定額減税が二重取りになってしまった場合に、どのように扱われるのか見ていきましょう。
企業の総務担当者の対応
企業の総務担当者は、各社員が定額減税を二重取りしていないかどうかをチェックすることまでは、求められていません。
扶養親族などの情報に関しては、社員から申告された内容のとおりに処理していれば、問題ないものとされています。実際に二重取りの有無を一人ひとりチェックしていたら、膨大な手間がかかってしまうでしょう。
返金は不要
定額減税を二重取りしてしまった人に対して、後から返金を求められることはありません。総務省や国税庁は、定額減税の二重取りを返金させる仕組みは想定していないことを明言しています。
企業や自治体の事務負担を考慮した上で、そのような対応になったようです。
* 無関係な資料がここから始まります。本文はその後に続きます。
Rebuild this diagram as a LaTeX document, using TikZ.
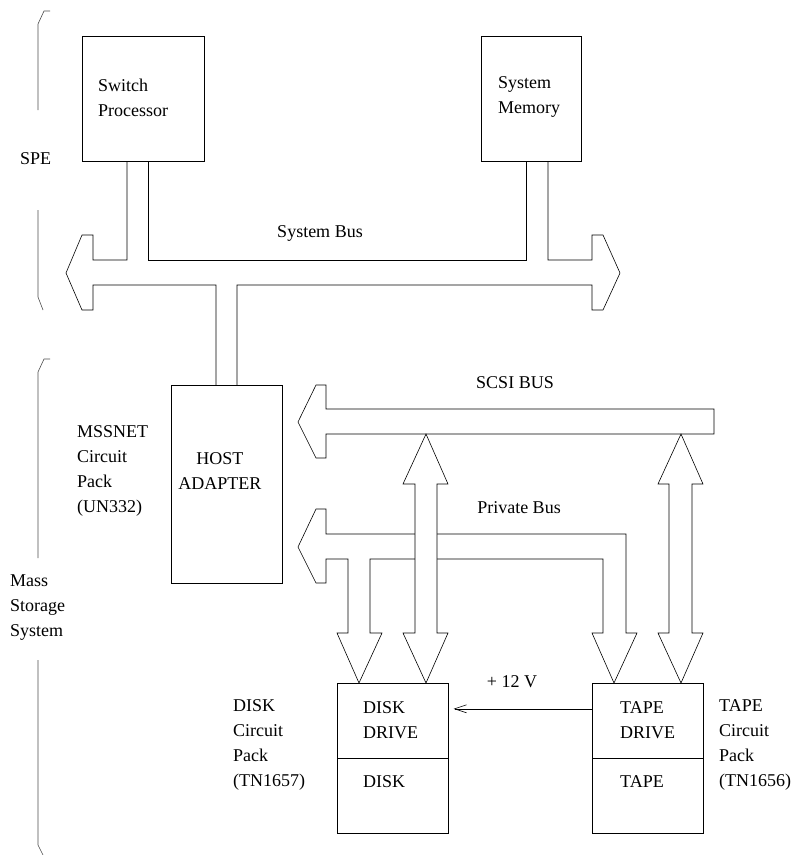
\documentclass[tikz,border=0pt]{standalone}
\usepackage{fontspec}
\setmainfont{Liberation Serif}
\newfontfamily\labelfont{Liberation Serif}
\usetikzlibrary{arrows.meta,calc}

\tikzset{
  box/.style={draw, line width=0.6pt, inner sep=0pt, anchor=north west},
  txt/.style={font=\labelfont\fontsize{18pt}{25pt}\selectfont, inner sep=0pt, align=left, anchor=west},
  bus/.style={draw, line width=0.6pt, fill=white, line join=miter},
  brace/.style={draw=black!70, line width=0.6pt},
}

\begin{document}
\begin{tikzpicture}[x=1pt, y=-1pt]
  \useasboundingbox (0,0) rectangle (795,855);
  % boxes
  \node[box, minimum width=122pt, minimum height=125pt] (proc) at (82,36) {};
  \node[box, minimum width=100pt, minimum height=125pt] (mem) at (481,36) {};
  \node[box, minimum width=111pt, minimum height=198pt] (host) at (171,385) {};
  \node[box, minimum width=111pt, minimum height=75pt] (ddrive) at (337,683) {};
  \node[box, minimum width=111pt, minimum height=75pt] (disk) at (337,758) {};
  \node[box, minimum width=111pt, minimum height=75pt] (tdrive) at (592,683) {};
  \node[box, minimum width=111pt, minimum height=75pt] (tape) at (592,758) {};

  % system bus, left half with stubs to processor and host
  \draw[bus, fill=none] (127,0 |- proc.south) -- (127,260) -- (93,260) -- (93,235) -- (82,235)
    -- (66,273) -- (82,310) -- (93,310) -- (93,285) -- (216,285) -- (216,0 |- host.north);
  \draw[bus, fill=none] (148,0 |- proc.south) -- (148,260) -- (526,260) -- (526,0 |- mem.south);
  \draw[bus, fill=none] (548,0 |- mem.south) -- (548,260) -- (592,260) -- (592,235) -- (603,235)
    -- (620,273) -- (603,310) -- (592,310) -- (592,285) -- (237,285) -- (237,0 |- host.north);

  % SCSI bus
  \draw[bus] (714,409) -- (326,409) -- (326,385) -- (316,385) -- (298,422) -- (316,458)
    -- (326,458) -- (326,434) -- (714,434) -- cycle;

  % private bus, down to both drives
  \draw[bus] (626,633) -- (626,534) -- (326,534) -- (326,509) -- (316,509) -- (298,547)
    -- (316,583) -- (326,583) -- (326,559) -- (348,559) -- (348,633) -- (337,633)
    -- (359,0 |- ddrive.north) -- (382,633) -- (370,633) -- (370,559) -- (603,559)
    -- (603,633) -- (592,633) -- (614,0 |- tdrive.north) -- (637,633) -- cycle;

  % SCSI taps (drawn over the private bus)
  \draw[bus] (426,434) -- (448,484) -- (437,484) -- (437,633) -- (448,633)
    -- (426,0 |- ddrive.north) -- (403,633) -- (415,633) -- (415,484) -- (403,484) -- cycle;
  \draw[bus] (681,434) -- (703,484) -- (692,484) -- (692,633) -- (703,633)
    -- (681,0 |- tdrive.north) -- (658,633) -- (669,633) -- (669,484) -- (658,484) -- cycle;

  % +12 V feed
  \draw[line width=0.6pt, -{Straight Barb[length=12pt, width=8pt]}, shorten >=5pt]
    ($(tdrive.west)+(0,-12)$) -- ($(ddrive.east)+(0,-12)$);

  % braces on the left
  \draw[brace] (50,11) -- (44,11) -- (38,24) -- (38,110);
  \draw[brace] (38,210) -- (38,297) -- (43,310);
  \draw[brace] (50,359) -- (44,359) -- (38,372) -- (38,558);
  \draw[brace] (38,660) -- (38,845) -- (43,855);

  % labels
  \node[txt] (proclbl) at (98,98) {Switch\\Processor};
  \node[txt] (memlbl) at (498,97) {System\\Memory};
  \node[txt, align=center, anchor=center] (hostlbl) at (220,471) {HOST\\ADAPTER};
  \node[txt] (ddrivelbl) at (363,720) {DISK\\DRIVE};
  \node[txt] (disklbl) at (363,782) {DISK};
  \node[txt] (tdrivelbl) at (620,720) {TAPE\\DRIVE};
  \node[txt] (tapelbl) at (620,782) {TAPE};
  \node[txt] (spe) at (20,159) {SPE};
  \node[txt] (mss) at (10,608) {Mass\\Storage\\System};
  \node[txt] (msspack) at (77,471) {MSSNET\\Circuit\\Pack\\(UN332)};
  \node[txt] (diskpack) at (233,745) {DISK\\Circuit\\Pack\\(TN1657)};
  \node[txt] (tapepack) at (719,745) {TAPE\\Circuit\\Pack\\(TN1656)};
  \node[txt, anchor=center] (sysbus) at (320,233) {System Bus};
  \node[txt, anchor=center] (scsi) at (515,383) {SCSI BUS};
  \node[txt, anchor=center] (priv) at (519,508) {Private Bus};
  \node[txt, anchor=center] (volt) at (512,682) {+ 12 V};
\end{tikzpicture}
\end{document}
もし二重取りの返金を求めるとなれば、企業にも自治体にも非常に多くの手間がかかってしまいます。返金が困難な人も出てくるでしょう。
物価高騰対策支援給付金と定額減税の二重取りに関しても、返金を求められることはありません。また、定額減税の二重取りとは異なり、物価高騰対策支援給付金は別の制度です。そのため、定額減税の二重取りほど問題視はされていません。
しかし、定額減税の二重取りは不公平だと感じている人は多く、批判の声が挙がっているのも事実です。
(参考:鈴木財務大臣兼内閣府特命担当大臣閣議後記者会見の概要|財務省)
不公平感は拭えないが、二重取りでの返金は不要
定額減税は減税措置であるため、課税されている人が対象の制度です。しかし、物価高騰対策という制度の趣旨から、対象外の被扶養者の分も減税を受けられます。基本的に1人4万円で世帯の人数分だけ減税を受けられるというものです。
しかし、制度設計の不備により本人と扶養親族の両方が定額減税を受けて二重取りになるケースもあります。同一の被扶養者に関して、複数の扶養親族が二重取りしたり、年金と給与で二重取りしたりするケースなども確認されている状態です。
ただし、不公平だという批判も多くあります。税金や給付金などに関する制度は公平性が重視されますが、一方で、スピード感を持った対応も求められ、その両立が難しいところです。